KOTA KOSONG
DI HAMAMATSU
@salimafillah
"Musuh
kuat yang terlalu waspada, dapat dikalahkan dengan cara yang amat
sederhana."
{Zhuge
Liang}
Prinsip yang
dikemukakan Kong Ming sang naga tidur ini dibuktikannya ketika mengalahkan
Panglima Agung Sima Qian dari Wei dengan taktik jitu yang kelak dikenal sebagai
'Siasat Kota Kosong'.
Saat itu
150.000 pasukan Wei bersenjata lengkap datang menyerbu Kota Xicheng yang hanya
dijaga 100 orang tak terlatih, maka Zhuge Liang memerintahkan agar seluruh
gerbang kota dibuka lebar-lebar. Di anjungan utama di atas gerbang, Zhuge Liang
mengajak seorang pengiringnya bermain catur, meniup seruling, dan minum teh
dengan santai.
Menyaksikan
hal ini, Sima Qian justru khawatir.
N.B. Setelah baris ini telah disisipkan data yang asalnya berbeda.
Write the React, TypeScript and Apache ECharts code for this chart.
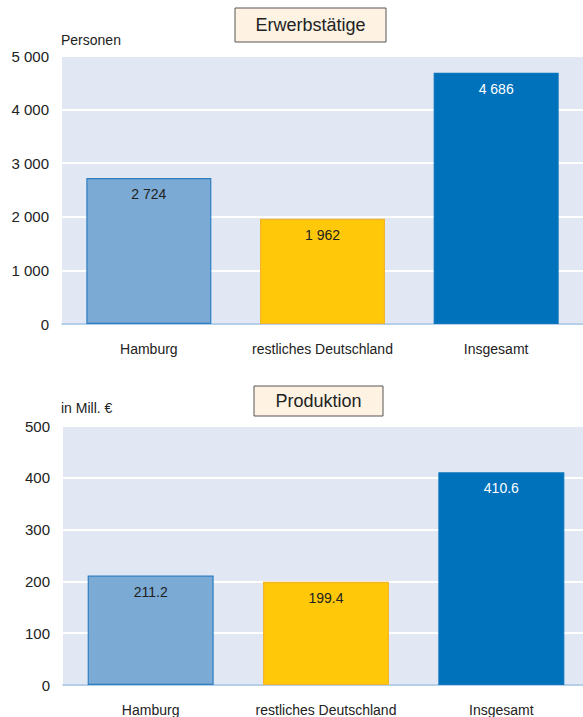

Zhuge Liang terkenal dengan strateginya
yang cerdik dan jebakannya yang rumit, maka di balik gerbang yang terbuka dan
ketenangannya bermain catur pasti tersembunyi suatu hal yang mematikan. Begitu
pikir Sima Qian. Maka dengan hati-hati, ditarik mundurlah pasukan akbar yang
hendak mengambil alih Xicheng itu, dan Zhuge Liang menang dengan gemilang.
Musuh yang
jujur memang lebih berharga dari kawan yang lacur. Kelak sepeninggalnya, Sima
Qian lah yang menyelenggarakan upacara penghormatan dan menggelari Zhuge Liang
sebagai 'Akal Tercerdas di Bawah Langit.'
Jauh di
seberang lautan dari Xicheng, sekira 1350 tahun kemudian, Siasat Kota Kosong
juga dengan sukses dipraktekkan oleh Tokugawa Ieyashu, satu di antara tiga
serangkai pemersatu Jepang di akhir Era Sengoku.
Pada akhir
tahun 1572, Oda Nobunaga dan si monyet Toyotomi Hideyoshi sedang sibuk di front
barat mengamankan ibukota Kyoto. Dari Kofu, pasukan besar Daimyo Kai, Takeda
Shingen bergerak ke barat mengancam wilayah belakang Marga Oda. Harapan mereka
terletak pada Ieyashu dan 8000 pasukannya yang berkedudukan di Hamamatsu. Tapi
dengan tambahan pasukan dari Nobunaga yang hanya 3000 orang, tentara Ieyashu
kalah jumlah lebih dari 3 kali lipat berbanding pasukan Kai.
Pertempuran
Mikatagahara pecahlah pada Januari 1573, dan sekali lagi Takeda Shingen dari
Kai menunjukkan kepiawaiannya dalam seni perang berbasis pasukan kavaleri yang
tiada duanya di masa itu. Kelak hanya teknologilah yang membuatnya terpukul. Di
Mikatagahara, pasukan Ieyashu dilumat habis.
Ketika si
tabah, si sabar, si pengalah, dan si pendiam ini mundur ke markasnya di
Hamamatsu, dia hanya tinggal didampingi oleh 5 orang saja. Kota ini di ujung
tanduk penghancuran oleh Pasukan Kai dan pendudukpun mulai panik.
Segera
setelah memasuki bentengnya, Ieyashu memerintahkan agar pintu gerbang dibuka
lebar, pelita-pelita dinyalakan, dan tambur penyambut pasukan dipukul dengan
riang. Sang panglima yang baru saja kalah itu menggelar tatami di gerbang dan
minum teh dengan berusaha tenang meski seluruh kota tegang.
Menyaksikan
ini, Baba Nobuharu dan Yamagata Masakage yang memimpin pengejaran ke Hamamatsu
dengan 20.000 pasukan mengira Ieyashu menyiapkan jebakan mematikan di Benteng
Hamamatsu. Target utama Takeda Shingen memang Kyoto, maka dengan bergegas
mereka mundur dan meninggalkan Ieyashu yang tinggal selangkah lagi bisa mereka
hancurkan.
Hari ini
kami mengunjungi benteng itu bersama Pak Anang dan istri, Sensei Kimia di
Universitas Medis Hamamatsu. Pembinaan yang mereka lakukan pada teman-teman
kenshusei bersama Ustadz Bambang Abu Sakina, da'i Pasuruan yang beristrikan
muslimah Jepang dan menunggu kelahiran putra keenam itu sungguh membahagiakan
dan menyiratkan harapan. Tabik untuk dakwah di Hamamatsu.